━━━ Material for this task ━━━

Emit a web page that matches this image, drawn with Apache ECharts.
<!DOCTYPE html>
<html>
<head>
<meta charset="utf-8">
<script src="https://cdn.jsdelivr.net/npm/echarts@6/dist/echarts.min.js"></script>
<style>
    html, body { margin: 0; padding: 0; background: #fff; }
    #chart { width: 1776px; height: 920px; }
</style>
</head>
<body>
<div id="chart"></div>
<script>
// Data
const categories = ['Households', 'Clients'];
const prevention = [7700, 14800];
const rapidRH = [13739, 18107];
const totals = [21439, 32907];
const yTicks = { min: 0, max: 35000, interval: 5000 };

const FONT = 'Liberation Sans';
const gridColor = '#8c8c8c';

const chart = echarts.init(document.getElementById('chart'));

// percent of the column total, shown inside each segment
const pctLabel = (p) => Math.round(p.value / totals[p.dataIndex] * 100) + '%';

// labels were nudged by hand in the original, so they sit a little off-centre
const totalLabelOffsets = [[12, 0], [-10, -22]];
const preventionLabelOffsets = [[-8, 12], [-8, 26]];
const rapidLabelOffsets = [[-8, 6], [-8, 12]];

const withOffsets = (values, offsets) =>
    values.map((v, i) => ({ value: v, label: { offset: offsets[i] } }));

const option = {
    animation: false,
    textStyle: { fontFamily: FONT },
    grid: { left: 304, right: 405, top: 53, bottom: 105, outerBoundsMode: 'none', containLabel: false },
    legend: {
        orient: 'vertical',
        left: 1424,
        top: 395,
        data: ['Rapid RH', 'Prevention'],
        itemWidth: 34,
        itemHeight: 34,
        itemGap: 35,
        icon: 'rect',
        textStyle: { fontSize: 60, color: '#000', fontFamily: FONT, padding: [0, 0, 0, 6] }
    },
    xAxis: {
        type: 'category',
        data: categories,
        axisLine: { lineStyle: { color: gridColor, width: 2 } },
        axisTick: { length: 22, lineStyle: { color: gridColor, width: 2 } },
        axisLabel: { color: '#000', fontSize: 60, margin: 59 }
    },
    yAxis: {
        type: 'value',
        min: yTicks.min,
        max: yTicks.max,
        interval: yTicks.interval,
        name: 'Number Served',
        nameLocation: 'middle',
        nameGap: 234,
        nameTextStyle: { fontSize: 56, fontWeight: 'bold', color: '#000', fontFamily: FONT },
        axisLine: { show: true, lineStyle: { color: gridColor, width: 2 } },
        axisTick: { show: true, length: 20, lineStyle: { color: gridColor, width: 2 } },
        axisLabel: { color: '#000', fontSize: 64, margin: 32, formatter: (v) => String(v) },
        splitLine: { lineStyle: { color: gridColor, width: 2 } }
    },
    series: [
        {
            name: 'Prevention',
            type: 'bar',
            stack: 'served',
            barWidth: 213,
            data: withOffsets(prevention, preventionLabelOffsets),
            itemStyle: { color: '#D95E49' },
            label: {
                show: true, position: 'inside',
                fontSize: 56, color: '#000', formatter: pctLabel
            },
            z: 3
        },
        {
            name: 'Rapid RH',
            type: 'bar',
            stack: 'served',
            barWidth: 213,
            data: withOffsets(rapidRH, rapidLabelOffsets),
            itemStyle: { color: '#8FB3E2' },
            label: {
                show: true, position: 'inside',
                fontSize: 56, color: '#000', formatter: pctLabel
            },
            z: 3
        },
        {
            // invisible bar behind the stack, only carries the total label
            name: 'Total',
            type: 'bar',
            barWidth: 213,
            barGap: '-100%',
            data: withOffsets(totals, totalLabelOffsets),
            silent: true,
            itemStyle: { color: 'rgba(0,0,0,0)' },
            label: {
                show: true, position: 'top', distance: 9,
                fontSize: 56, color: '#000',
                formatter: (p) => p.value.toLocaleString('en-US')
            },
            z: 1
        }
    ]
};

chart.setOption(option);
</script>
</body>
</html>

━━━
━━━ Material for this task ━━━

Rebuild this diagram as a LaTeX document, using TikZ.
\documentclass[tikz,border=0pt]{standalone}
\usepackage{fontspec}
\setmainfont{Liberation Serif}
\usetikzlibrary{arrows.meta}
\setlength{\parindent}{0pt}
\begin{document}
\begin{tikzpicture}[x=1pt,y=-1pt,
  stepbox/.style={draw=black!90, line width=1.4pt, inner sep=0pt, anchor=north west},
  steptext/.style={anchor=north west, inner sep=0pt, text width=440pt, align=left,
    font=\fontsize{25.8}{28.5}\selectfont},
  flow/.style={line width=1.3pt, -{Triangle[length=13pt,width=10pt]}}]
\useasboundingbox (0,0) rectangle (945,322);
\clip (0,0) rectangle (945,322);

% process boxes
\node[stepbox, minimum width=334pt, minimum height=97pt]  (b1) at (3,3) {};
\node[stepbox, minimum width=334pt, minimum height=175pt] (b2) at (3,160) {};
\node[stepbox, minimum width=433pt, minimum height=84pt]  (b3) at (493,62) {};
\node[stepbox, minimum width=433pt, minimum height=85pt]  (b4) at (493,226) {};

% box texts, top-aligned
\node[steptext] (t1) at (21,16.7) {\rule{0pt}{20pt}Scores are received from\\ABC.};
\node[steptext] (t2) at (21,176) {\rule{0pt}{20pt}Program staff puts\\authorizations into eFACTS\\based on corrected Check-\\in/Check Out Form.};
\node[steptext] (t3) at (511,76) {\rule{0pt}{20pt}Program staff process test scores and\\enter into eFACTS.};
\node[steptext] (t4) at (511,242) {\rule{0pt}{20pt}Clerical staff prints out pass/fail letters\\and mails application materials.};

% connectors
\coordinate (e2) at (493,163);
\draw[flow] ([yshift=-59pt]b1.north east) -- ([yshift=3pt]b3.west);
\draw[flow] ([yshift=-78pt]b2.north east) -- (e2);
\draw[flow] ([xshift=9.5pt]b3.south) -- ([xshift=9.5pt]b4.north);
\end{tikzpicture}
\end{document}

━━━

- What you have to do -
Starting at the line that contains "Rebuild this diagram" and ending at the line that contains "(t4) at (511,242)", retype each line exactly; omit everything outside that range.

- Exercise result -
Rebuild this diagram as a LaTeX document, using TikZ.
\documentclass[tikz,border=0pt]{standalone}
\usepackage{fontspec}
\setmainfont{Liberation Serif}
\usetikzlibrary{arrows.meta}
\setlength{\parindent}{0pt}
\begin{document}
\begin{tikzpicture}[x=1pt,y=-1pt,
  stepbox/.style={draw=black!90, line width=1.4pt, inner sep=0pt, anchor=north west},
  steptext/.style={anchor=north west, inner sep=0pt, text width=440pt, align=left,
    font=\fontsize{25.8}{28.5}\selectfont},
  flow/.style={line width=1.3pt, -{Triangle[length=13pt,width=10pt]}}]
\useasboundingbox (0,0) rectangle (945,322);
\clip (0,0) rectangle (945,322);

% process boxes
\node[stepbox, minimum width=334pt, minimum height=97pt]  (b1) at (3,3) {};
\node[stepbox, minimum width=334pt, minimum height=175pt] (b2) at (3,160) {};
\node[stepbox, minimum width=433pt, minimum height=84pt]  (b3) at (493,62) {};
\node[stepbox, minimum width=433pt, minimum height=85pt]  (b4) at (493,226) {};

% box texts, top-aligned
\node[steptext] (t1) at (21,16.7) {\rule{0pt}{20pt}Scores are received from\\ABC.};
\node[steptext] (t2) at (21,176) {\rule{0pt}{20pt}Program staff puts\\authorizations into eFACTS\\based on corrected Check-\\in/Check Out Form.};
\node[steptext] (t3) at (511,76) {\rule{0pt}{20pt}Program staff process test scores and\\enter into eFACTS.};
\node[steptext] (t4) at (511,242) {\rule{0pt}{20pt}Clerical staff prints out pass/fail letters\\and mails application materials.};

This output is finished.